» **Short task**:
Extract the lines that carry the string "matplotlib" from the listing.
# START OF Recorded information
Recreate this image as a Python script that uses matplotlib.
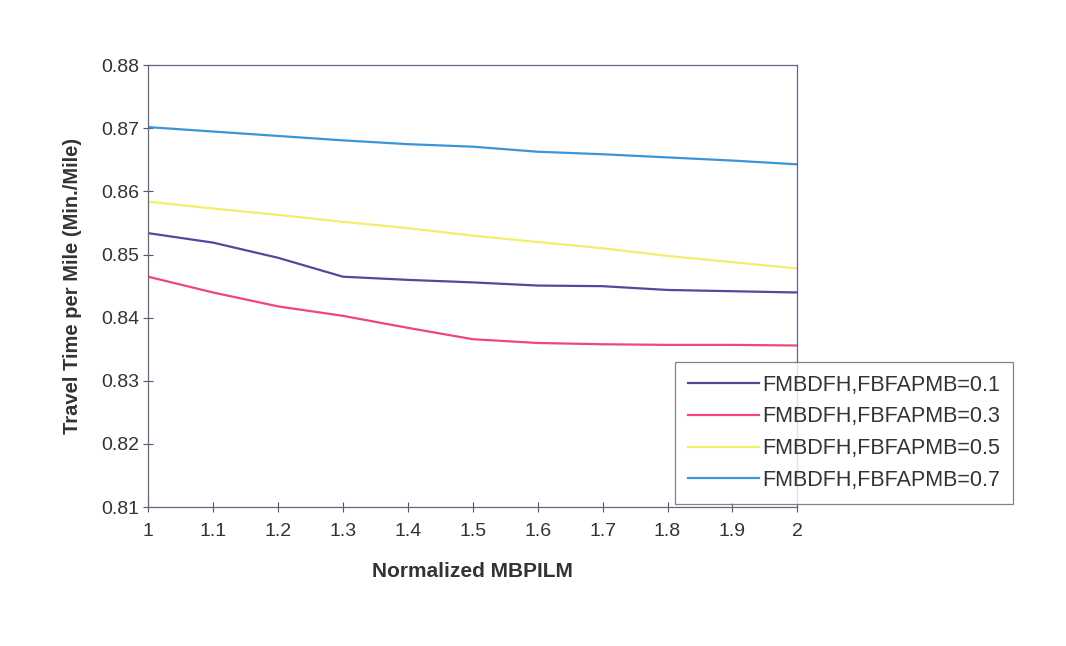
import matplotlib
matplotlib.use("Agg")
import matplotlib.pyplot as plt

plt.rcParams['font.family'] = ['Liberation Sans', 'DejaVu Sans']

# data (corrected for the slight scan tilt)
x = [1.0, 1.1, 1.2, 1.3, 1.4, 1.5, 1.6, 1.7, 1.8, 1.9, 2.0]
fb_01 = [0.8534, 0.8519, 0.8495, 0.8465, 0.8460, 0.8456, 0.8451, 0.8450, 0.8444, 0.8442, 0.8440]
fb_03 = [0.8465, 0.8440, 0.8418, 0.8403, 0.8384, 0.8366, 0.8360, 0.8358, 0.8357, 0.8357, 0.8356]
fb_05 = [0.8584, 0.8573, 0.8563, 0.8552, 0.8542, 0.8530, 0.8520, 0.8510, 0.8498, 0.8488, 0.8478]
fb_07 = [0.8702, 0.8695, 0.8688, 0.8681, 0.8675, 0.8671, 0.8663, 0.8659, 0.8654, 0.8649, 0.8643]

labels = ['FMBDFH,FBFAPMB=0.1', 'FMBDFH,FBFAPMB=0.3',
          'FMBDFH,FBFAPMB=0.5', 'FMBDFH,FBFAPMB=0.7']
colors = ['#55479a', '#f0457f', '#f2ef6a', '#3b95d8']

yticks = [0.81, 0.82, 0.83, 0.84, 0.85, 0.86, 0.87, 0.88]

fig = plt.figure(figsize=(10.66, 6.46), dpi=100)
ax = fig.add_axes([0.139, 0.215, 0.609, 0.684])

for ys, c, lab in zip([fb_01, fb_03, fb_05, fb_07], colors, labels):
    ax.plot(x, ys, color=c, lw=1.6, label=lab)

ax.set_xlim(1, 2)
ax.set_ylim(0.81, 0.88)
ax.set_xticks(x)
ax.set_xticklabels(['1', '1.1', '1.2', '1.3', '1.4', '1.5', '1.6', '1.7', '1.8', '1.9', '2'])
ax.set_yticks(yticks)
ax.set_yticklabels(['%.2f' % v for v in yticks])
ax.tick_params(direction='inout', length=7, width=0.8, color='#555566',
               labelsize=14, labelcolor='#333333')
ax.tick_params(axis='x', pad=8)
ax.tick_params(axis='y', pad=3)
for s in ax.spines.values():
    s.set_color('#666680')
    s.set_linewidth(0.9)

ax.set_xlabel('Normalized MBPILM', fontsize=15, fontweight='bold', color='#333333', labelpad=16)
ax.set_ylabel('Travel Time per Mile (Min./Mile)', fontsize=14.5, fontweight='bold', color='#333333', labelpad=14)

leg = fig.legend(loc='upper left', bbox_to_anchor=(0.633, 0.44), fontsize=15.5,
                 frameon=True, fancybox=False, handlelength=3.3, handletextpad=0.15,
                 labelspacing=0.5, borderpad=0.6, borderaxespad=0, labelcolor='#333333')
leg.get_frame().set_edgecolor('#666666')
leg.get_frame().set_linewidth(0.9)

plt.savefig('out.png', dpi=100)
# END OF Recorded information
» **In response**:
Recreate this image as a Python script that uses matplotlib.
import matplotlib
matplotlib.use("Agg")
import matplotlib.pyplot as plt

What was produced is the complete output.